January 24, 2017

While Holocaust Day on 27th January provides an opportunity for people around the world to consider the events and consequences of a tumultuous period in world history, for Saint Felix School, Southwold, the day has particular significance given the active role that the school played in helping Jewish refugees at the time.

Saint Felix is justifiably proud of the role it played in the Kindertransport programme, which enabled 10,000 children to escape almost inevitable death in the concentration camps and to make a new life, for the most part in the UK. This year, the senior department held a special assembly on Monday 23rd January to reflect on that particular period in the school’s history.

On Wednesday December 21st 1938, 200 boys aged between 12 and 18 years old arrived at Saint Felix from Lowestoft in the midst of a snowstorm for a two-week stay. Shortly before their arrival, the school’s three boarding houses had been vacated that morning by girls leaving for the Christmas holidays. The boys had been staying in nearby Pakefield, but sought alternative accommodation due to the evacuation of their previously lodgings when the weather took a turn for the worse.
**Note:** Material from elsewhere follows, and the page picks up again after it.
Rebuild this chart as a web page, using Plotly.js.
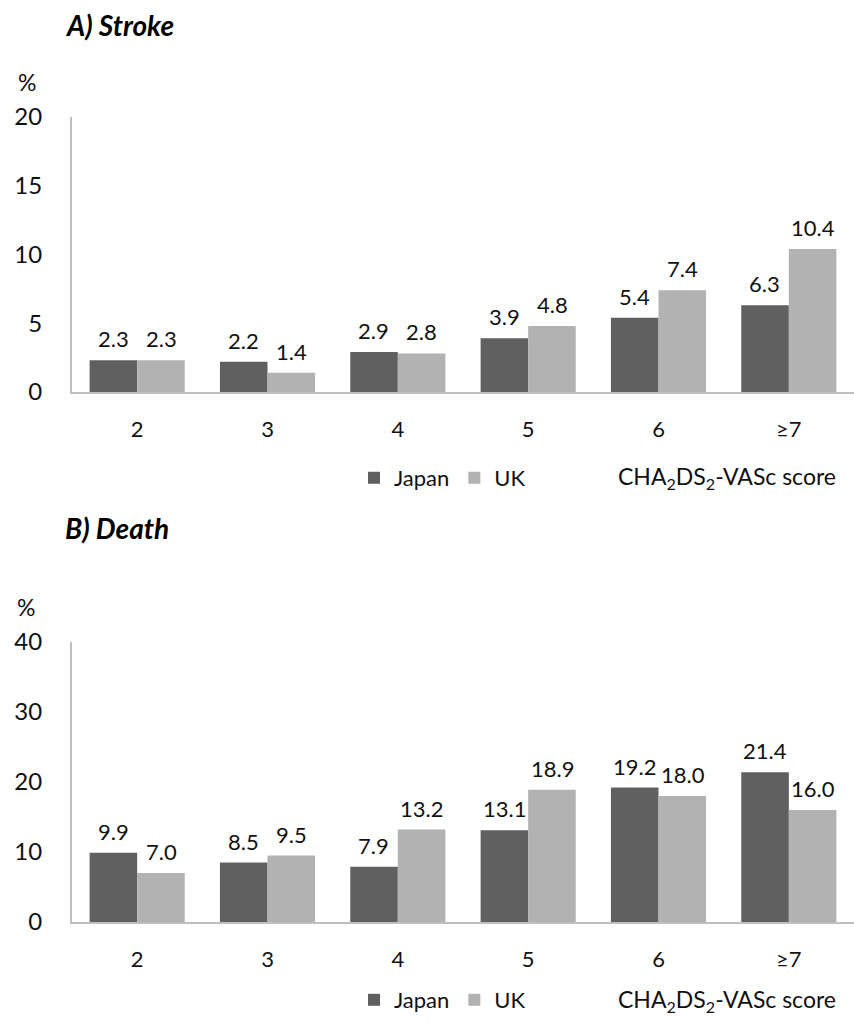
<!DOCTYPE html>
<html>
<head>
<meta charset="utf-8">
<script src="https://cdn.plot.ly/plotly-3.0.1.min.js"></script>
<style>html,body{margin:0;padding:0;background:#fff}#chart{width:854px;height:1024px}</style>
</head>
<body>
<div id="chart"></div>
<script>
const categories = ["2", "3", "4", "5", "6", "≥7"];
const strokeJapan = [2.3, 2.2, 2.9, 3.9, 5.4, 6.3];
const strokeUK = [2.3, 1.4, 2.8, 4.8, 7.4, 10.4];
const deathJapan = [9.9, 8.5, 7.9, 13.1, 19.2, 21.4];
const deathUK = [7.0, 9.5, 13.2, 18.9, 18.0, 16.0];
const strokeTicks = [0, 5, 10, 15, 20];
const deathTicks = [0, 10, 20, 30, 40];

const FONT = "Lato, 'Open Sans', sans-serif";
const TXT = "#111";
const cJapan = "#606060", cUK = "#b2b2b2";
const fmt = v => v.toFixed(1);

function bar(name, x, y, color, xa, ya, legend) {
  return {
    type: "bar", name: name, x: x, y: y, xaxis: xa, yaxis: ya,
    marker: {color: color, line: {width: 0}},
    legend: legend, showlegend: true, hoverinfo: "x+y"
  };
}

const data = [
  bar("Japan", categories, strokeJapan, cJapan, "x", "y", "legend"),
  bar("UK", categories, strokeUK, cUK, "x", "y", "legend"),
  bar("Japan", categories, deathJapan, cJapan, "x2", "y2", "legend2"),
  bar("UK", categories, deathUK, cUK, "x2", "y2", "legend2")
];

const xax = (anchor) => ({
  anchor: anchor, domain: [0, 1], type: "category",
  categoryorder: "array", categoryarray: categories,
  range: [-0.5, categories.length - 0.5],
  showline: true, linecolor: "#bfbfbf", linewidth: 2,
  ticks: "", showgrid: false, zeroline: false,
  tickfont: {family: FONT, size: 22, color: TXT},
  ticklabelstandoff: 17
});
const yax = (anchor, dom, ticks) => ({
  anchor: anchor, domain: dom, range: [0, ticks[ticks.length - 1]],
  tickvals: ticks, showline: true, linecolor: "#bfbfbf", linewidth: 2,
  ticks: "", showgrid: false, zeroline: false,
  tickfont: {family: FONT, size: 24, color: TXT},
  ticklabelstandoff: 23
});

const legendStyle = (y) => ({
  orientation: "h", x: 0.3606, xanchor: "left", y: y, yanchor: "middle",
  font: {family: FONT, size: 22, color: TXT}, traceorder: "normal",
  itemwidth: 30, bgcolor: "rgba(0,0,0,0)", tracegroupgap: 0
});

const ann = (text, x, y, opts) => Object.assign({
  text: text, xref: "paper", yref: "paper", x: x, y: y,
  showarrow: false, xanchor: "left", yanchor: "middle",
  font: {family: FONT, size: 23, color: TXT}
}, opts || {});

function valueLabels(vals, xa, ya, shift) {
  return vals.map((v, i) => ({
    text: fmt(v), x: i, y: v, xref: xa, yref: ya,
    xshift: shift, yshift: 6, showarrow: false,
    xanchor: "center", yanchor: "bottom",
    font: {family: FONT, size: 22, color: TXT}
  }));
}

const annotations = [
  ann("<b><i>A) Stroke</i></b>", -0.012, 1.1143, {font: {family: FONT, size: 28, color: "#000"}}),
  ann("%", -0.058, 1.044, {xanchor: "center"}),
  ann("CHA<sub>2</sub>DS<sub>2</sub>-VASc score", 0.8376, 0.5516, {xanchor: "center"}),
  ann("<b><i>B) Death</i></b>", -0.012, 0.4894, {font: {family: FONT, size: 28, color: "#000"}}),
  ann("%", -0.059, 0.391, {xanchor: "center"}),
  ann("CHA<sub>2</sub>DS<sub>2</sub>-VASc score", 0.8376, -0.0969, {xanchor: "center"})
].concat(
  valueLabels(strokeJapan, "x", "y", -24),
  valueLabels(strokeUK, "x", "y", 24),
  valueLabels(deathJapan, "x2", "y2", -24),
  valueLabels(deathUK, "x2", "y2", 24)
);

const layout = {
  width: 854, height: 1024,
  margin: {l: 72, r: 0, t: 117, b: 102},
  paper_bgcolor: "#fff", plot_bgcolor: "#fff",
  barmode: "group", bargap: 0.27, bargroupgap: 0,
  showlegend: true,
  xaxis: xax("y"), yaxis: yax("x", [0.6584, 1], strokeTicks),
  xaxis2: xax("y2"), yaxis2: yax("x2", [0, 0.3478], deathTicks),
  legend: legendStyle(0.5516),
  legend2: legendStyle(-0.0969),
  annotations: annotations
};

Plotly.newPlot("chart", data, layout, {displayModeBar: false, staticPlot: true});
</script>
</body>
</html>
From contemporaneous reports recorded in the school magazine, the boys were worried about the move to Saint Felix, imagining it to be an unfriendly place based on prior experience of girls’ schools at the time in Germany, but any preconceptions were swiftly dismissed on arrival at the school.

Staff from the school and many members of the local community rallied round to provide food, clothing and above all a warm welcome to the Jewish refugees, one of whom described his time at Saint Felix as “paradise”. Another said of his time at the school that “it was a very queer feeling for us that there were kind people again, people who said: ‘You are men like we, no more animals’ ”. One of the Saint Felix housemistresses who looked after the boys, summarised the experience saying: “And as the days went on we settled into an ordered routine, the chief impression was one of great happiness and friendliness, so that it was sometimes difficult to realise all that lay beneath the surface, and all the tragic experiences through which so many of them had passed”.

In addition to the Jewish refugees, the school has a tradition of providing assistance in times of need to children from around the world, including Serbian refugees after World War 1, a nursery in east London in the 1920s, Ugandan families fleeing Idi Amin’s regime in the 1970s, and, more recently offering boarding places to Syrian refugees.

James Harrison, Headmaster said: “One of the values we aim to imbue in our students is a sense of social awareness and responsibility. We are very proud of our heritage and the history that we have in being a school with a strong sense of community spirit: it is pleasing to see that such values underpin the actions of our current students, a recent example being the collection of warm clothing and bedding which was wholly instigated and organised by Year 11 pupils for donation to the Access Community Trust in Lowestoft shortly before Christmas“.